I recently showed this letter of John Newton to John Ryland concerning a pastor’s ongoing struggle with sin to my elders (it also applies somewhat to elders who comfort, rebuke, admonish, and console the flock). In this letter from April 1773, Newton is answering Ryland’s letter wherein Ryland admitted that he, a young pastor, was struggling with indwelling sin and spiritual weakness. Newton, as he so often did, gave solid and wise counsel (the title of the book is deserving).
“The angel who appeared to Cornelius did not preach the Gospel to him, but directed him to send for Peter. For though the glory and grace of the Savior seems a fitter subject for an angel’s powers than for the poor stammering tongues of sinful men, yet an angel could not preach experimentally, nor describe the warfare between grace and sin from his own feelings.”
“And if we could suppose a minister as full of comforts and as free from failings as an angel, though he would be a good and happy man, I cannot conceive that he would be a good or useful preacher; for he would not know how to sympathize with the weak and afflicted of the flock, or to comfort them under their difficulties with the consolations wherewith he himself, in similar circumstances, had been comforted of God.”
“It belongs to your calling of God as a minister, that you should have a taste of the various spiritual trials which are incident to the Lord’s people, that thereby you may possess the tongue of the learned, and know how to speak a word in season to them that are weary; and it is likewise needful that you keep perpetually attentive to that important admonition [of Christ], ‘Without me ye can do nothing.’”

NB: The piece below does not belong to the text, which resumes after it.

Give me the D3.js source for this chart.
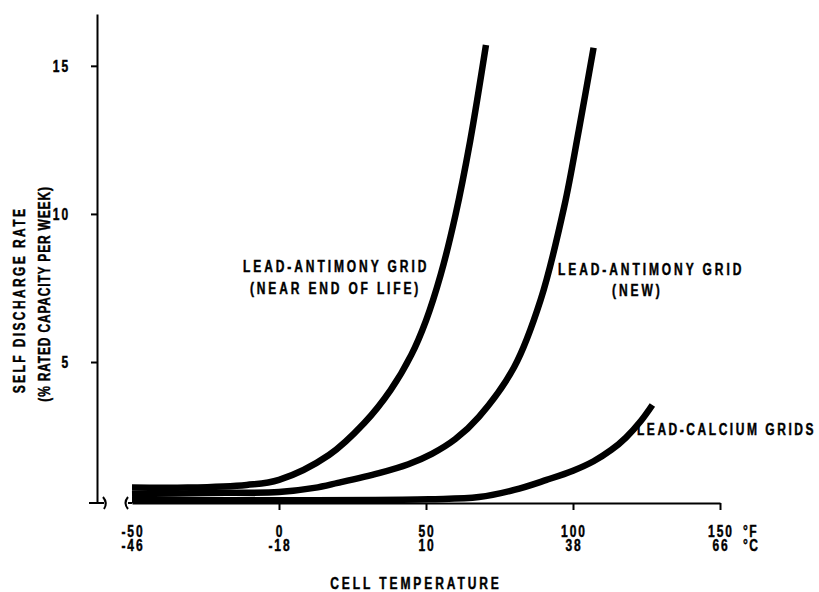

This letter has been abundantly helpful for myself as a pastor. If you are a pastor who struggles with ongoing sin, I strongly urge you to read this entire letter. (Incidentally, if you’re a pastor who does not struggle with sin, I strongly urge you to quit preaching – but that’s the topic of a different blog post.) It is easy to get bogged down in the pastoral ministry due to the fact that even pastors are both sinners and saints, but this is no reason for them to despair and give up. Just read Newton’s letter. He says it much better than I can.